Het bleek toen dat degenen bij wie dat gevoel van macht was opgewekt, zich minder goed in anderen inleefden. Een opdracht was bijvoorbeeld om met een viltstift een hoofdletter E op je voorhoofd te schrijven. Degenen met dat gevoel van macht deden dat vaker zo dat die E voor anderen in spiegelschrift was geschreven. Ook waren ze meer geneigd om een scenario uitsluitend vanuit hun eigen perspectief te interpreteren, in plaats van het perspectief van de personen die werden beschreven. En ze waren minder goed in staat om emoties van gezichten af te lezen.
Kortom, macht doet iets met je. Je wordt er minder empathisch door en empathie is de grondslag voor pro-sociaal gedrag. Met macht moeten we dus oppassen. Niet alleen kunnen de verkeerde personen aan de macht komen, daarbovenop maakt macht je tot een slechter mens.
4 opmerkingen:
Goed punt: macht doet iets met je. Maar volgens mij niet per sé omdat het gevoel van macht je bedwelmt, maar veel pragmatischer: omdat je je kunt permitteren om minder empatisch te zijn. Zo verklaarde Anna Fels (Vrouwen en Ambitie) het verschil in empathie tussen mannen en vrouwen: de eersten kunnen het zich botweg (! pun intended) permitteren om minder empatisch te zijn. Ondergeschikten zijn kwetsbaarder voor machtige mensen (vaker mannen) en moeten zijn wensen voorkómen, door er dmv empathie op te anticiperen.

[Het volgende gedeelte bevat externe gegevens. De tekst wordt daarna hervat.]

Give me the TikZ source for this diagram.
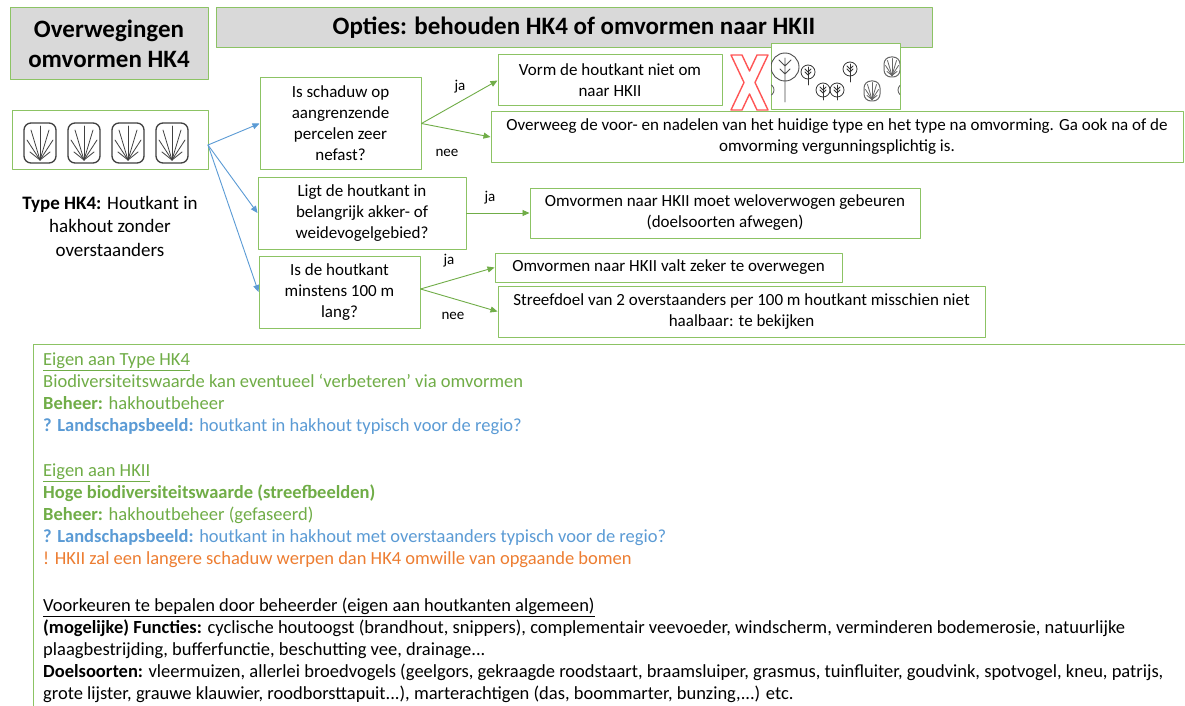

Het klopt dat lageren in de statushiërarchie empathischer zijn. Daar is onderzoek naar, maar dat zou ik weer moeten opzoeken. Dat zou een aanpassing zijn aan hun positie. Ze zijn afhankelijk van het gedrag van anderen en dan is het maar beter om daar op te anticiperen. En dus om te proberen je in hen in te leven. Maar in het onderzoek waar ik het nu over had, ging het over minder empathisch worden als je meer een gevoel van macht hebt. Dus naast dat machteloos zijn je empathischer maakt, is het ook zo dat meer macht je minder empathisch maakt. Het heeft zeker te maken met wat je je wel of niet kunt permitteren, maar dat betekent ook weer niet dat deze effecten gevolgen zijn van bewuste keuzes.
Een zeer slecht en ongefundeerd stuk. Er is een titel geplaatst (mogelijk na akelige ontmoeting met een invloedrijk persoon), daarna is dit stuk geschreven om de titel te ondersteunen. Simpel: er zijn velen niet-machtigen zonder empathie EN neem Mandela, wel machtig, juist door zijn behoud van empathie.
Conclusie: Deze titel is een bedrieglijke, niet onderbouwd, een aanvechtbare stelling; feitelijk onverantwoord dit te publiceren.
Het besproken onderzoek was de aanleiding om dit bericht te schrijven. Niet een of andere ontmoeting. De resultaten van dat onderzoek houden niet in dat er ook niet-machtigen kunnen zijn zonder empathie. En ook niet dat er machtigen kunnen zijn met empathie. Lees het bericht nog eens goed. Als je wilt, stuur ik je de pdf van dat artikel.